"Le fruit du péché" (03/02/2009)

Par Antonin Moeri

 






anton_TCHEKHOV_jpg.jpgC’est le titre d’une nouvelle que Tchékhov écrivit en 1887. Imaginez un directeur d’école du nom de Migouïev. Il a couché avec sa femme de chambre. Un bébé est né de cette union. La femme de chambre exerce un chantage: elle exige de l’argent, menace Migouïev de lui apporter le gosse et de porter l’affaire devant les tribunaux.
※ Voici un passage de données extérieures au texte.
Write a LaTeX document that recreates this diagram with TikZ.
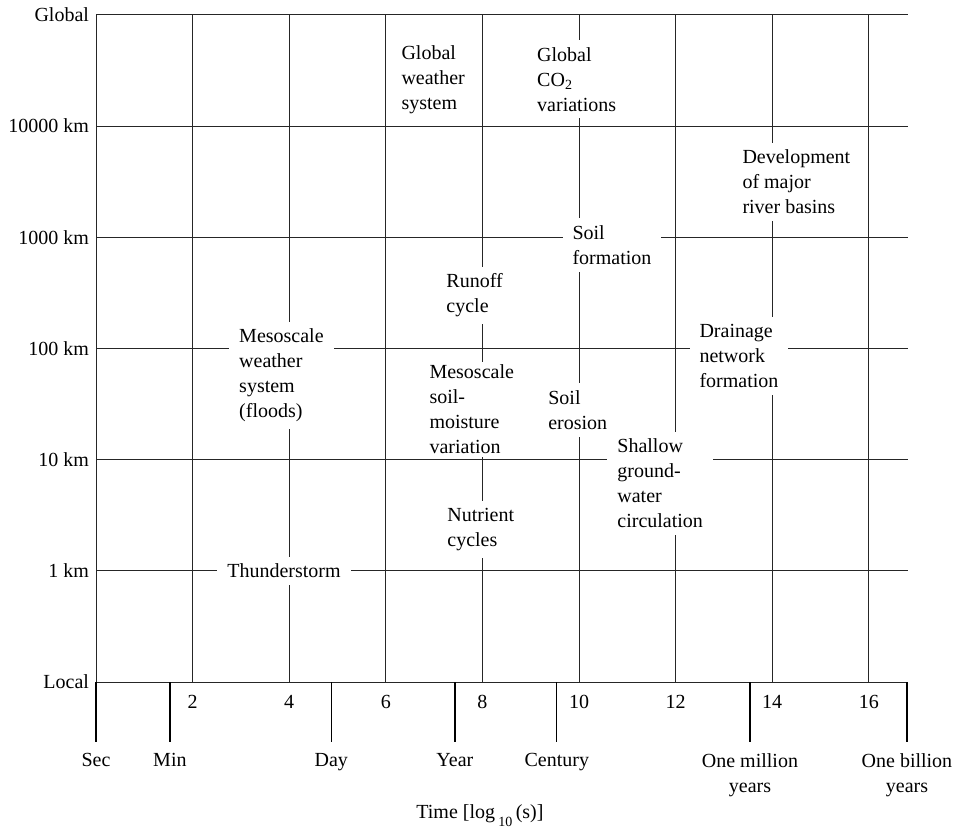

En rentrant de promenade, Migouïev s’assied sur le perron de sa maison. Il y découvre un bébé empaqueté. Que va dire sa femme si elle apprend le secret? Vite, il faut se débarrasser du paquet. Migouïev n’a pas le droit à l’erreur. Il ira le poser devant la villa d’un marchand. Il se dit que, là, le môme recevra une bonne éducation. Mais le petit pourrait tout aussi bien se retrouver aux Enfants trouvés. Ce serait la honte! Un enfant de directeur élevé sans affection, se mettant à boire, devenant savetier. L’esprit de Migouïev agite des questions sociales.
Sa conscience est tiraillée. Il se voit dans son salon en compagnie du gamin qui joue avec les glands de sa robe de chambre. Au moment de poser le bébé devant la villa du marchand, il fait un pas en arrière et décide d’élever lui-même le fruit du péché. Il révèle la vérité à sa femme. Craignant les représailles, il va se réfugier dehors. Son domestique lui apprend qu’une blanchisseuse, venue baiser avec lui, avait posé son bébé devant la maison, bébé que quelqu’un avait emporté. Fou de rage, Migouïev rentre dans sa maison et avoue à sa femme que c’était une plaisanterie.
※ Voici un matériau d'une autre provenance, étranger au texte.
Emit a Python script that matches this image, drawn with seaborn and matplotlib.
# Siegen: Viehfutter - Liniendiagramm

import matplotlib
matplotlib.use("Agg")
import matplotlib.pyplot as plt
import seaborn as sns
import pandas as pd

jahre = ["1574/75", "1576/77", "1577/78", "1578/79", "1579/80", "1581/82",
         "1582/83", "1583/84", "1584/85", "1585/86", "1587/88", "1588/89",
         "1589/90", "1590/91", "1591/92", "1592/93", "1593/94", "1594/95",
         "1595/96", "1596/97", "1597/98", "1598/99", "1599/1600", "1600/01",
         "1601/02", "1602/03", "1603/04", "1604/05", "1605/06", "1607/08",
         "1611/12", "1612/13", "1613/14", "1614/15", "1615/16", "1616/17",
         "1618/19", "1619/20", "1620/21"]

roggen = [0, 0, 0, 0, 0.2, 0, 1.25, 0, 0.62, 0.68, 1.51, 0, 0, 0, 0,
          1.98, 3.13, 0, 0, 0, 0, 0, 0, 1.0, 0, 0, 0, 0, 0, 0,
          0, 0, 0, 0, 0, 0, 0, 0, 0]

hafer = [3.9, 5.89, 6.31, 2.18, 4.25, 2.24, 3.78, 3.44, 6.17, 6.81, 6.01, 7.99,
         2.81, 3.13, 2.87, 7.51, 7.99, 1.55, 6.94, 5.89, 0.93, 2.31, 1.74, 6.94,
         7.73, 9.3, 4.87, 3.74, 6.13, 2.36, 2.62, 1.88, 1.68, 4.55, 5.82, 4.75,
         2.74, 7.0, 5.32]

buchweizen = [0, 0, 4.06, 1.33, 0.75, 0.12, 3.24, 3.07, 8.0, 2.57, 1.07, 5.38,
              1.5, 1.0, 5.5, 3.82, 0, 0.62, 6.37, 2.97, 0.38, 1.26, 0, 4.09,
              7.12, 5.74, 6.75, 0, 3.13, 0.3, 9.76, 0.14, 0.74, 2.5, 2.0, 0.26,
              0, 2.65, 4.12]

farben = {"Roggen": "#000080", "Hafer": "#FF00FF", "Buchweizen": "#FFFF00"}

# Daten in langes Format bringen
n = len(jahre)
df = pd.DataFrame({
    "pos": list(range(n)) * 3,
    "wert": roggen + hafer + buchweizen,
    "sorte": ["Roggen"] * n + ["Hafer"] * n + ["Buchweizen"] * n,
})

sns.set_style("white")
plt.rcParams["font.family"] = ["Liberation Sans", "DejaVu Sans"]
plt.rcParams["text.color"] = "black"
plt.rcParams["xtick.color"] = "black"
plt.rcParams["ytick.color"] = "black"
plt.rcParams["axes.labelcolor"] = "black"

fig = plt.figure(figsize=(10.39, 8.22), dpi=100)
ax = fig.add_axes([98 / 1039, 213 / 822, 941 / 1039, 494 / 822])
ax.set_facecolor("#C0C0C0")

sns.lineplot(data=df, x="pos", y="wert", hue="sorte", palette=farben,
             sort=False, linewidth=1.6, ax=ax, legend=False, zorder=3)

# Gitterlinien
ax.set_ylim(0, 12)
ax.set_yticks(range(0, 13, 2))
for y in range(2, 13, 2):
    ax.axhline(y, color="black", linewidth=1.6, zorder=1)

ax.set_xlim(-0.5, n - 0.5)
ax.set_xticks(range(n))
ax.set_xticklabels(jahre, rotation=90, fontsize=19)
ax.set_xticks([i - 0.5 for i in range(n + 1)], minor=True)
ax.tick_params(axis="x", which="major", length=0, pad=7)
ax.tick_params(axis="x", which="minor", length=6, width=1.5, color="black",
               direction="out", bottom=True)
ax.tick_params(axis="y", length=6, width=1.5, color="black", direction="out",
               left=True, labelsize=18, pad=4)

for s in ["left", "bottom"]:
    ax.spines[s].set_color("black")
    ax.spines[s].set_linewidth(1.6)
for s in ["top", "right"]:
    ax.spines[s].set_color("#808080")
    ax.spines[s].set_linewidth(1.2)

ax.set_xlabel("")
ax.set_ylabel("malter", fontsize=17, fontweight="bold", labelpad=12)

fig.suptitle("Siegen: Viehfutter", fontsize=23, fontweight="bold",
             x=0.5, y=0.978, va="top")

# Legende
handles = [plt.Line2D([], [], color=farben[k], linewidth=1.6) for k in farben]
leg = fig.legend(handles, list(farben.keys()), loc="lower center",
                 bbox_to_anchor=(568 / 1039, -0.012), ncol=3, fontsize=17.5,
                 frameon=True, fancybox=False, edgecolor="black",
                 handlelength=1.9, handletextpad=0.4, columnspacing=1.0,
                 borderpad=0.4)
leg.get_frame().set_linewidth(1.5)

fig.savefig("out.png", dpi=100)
Il n’y a guère de commentaires à faire lorsqu’on lit ce texte. Tout l’art de Tchékhov est là. Humour, ellipse, sens aigu de la narration et de la chute, cruauté, tendresse. Migouïev est un homme comme vous et moi. Et dans les moments de paranoïa où le système neuro-végétatif se détraque (halètements, sueurs, vertiges), la ressemblance entre Migouïev et le lecteur est encore plus frappante.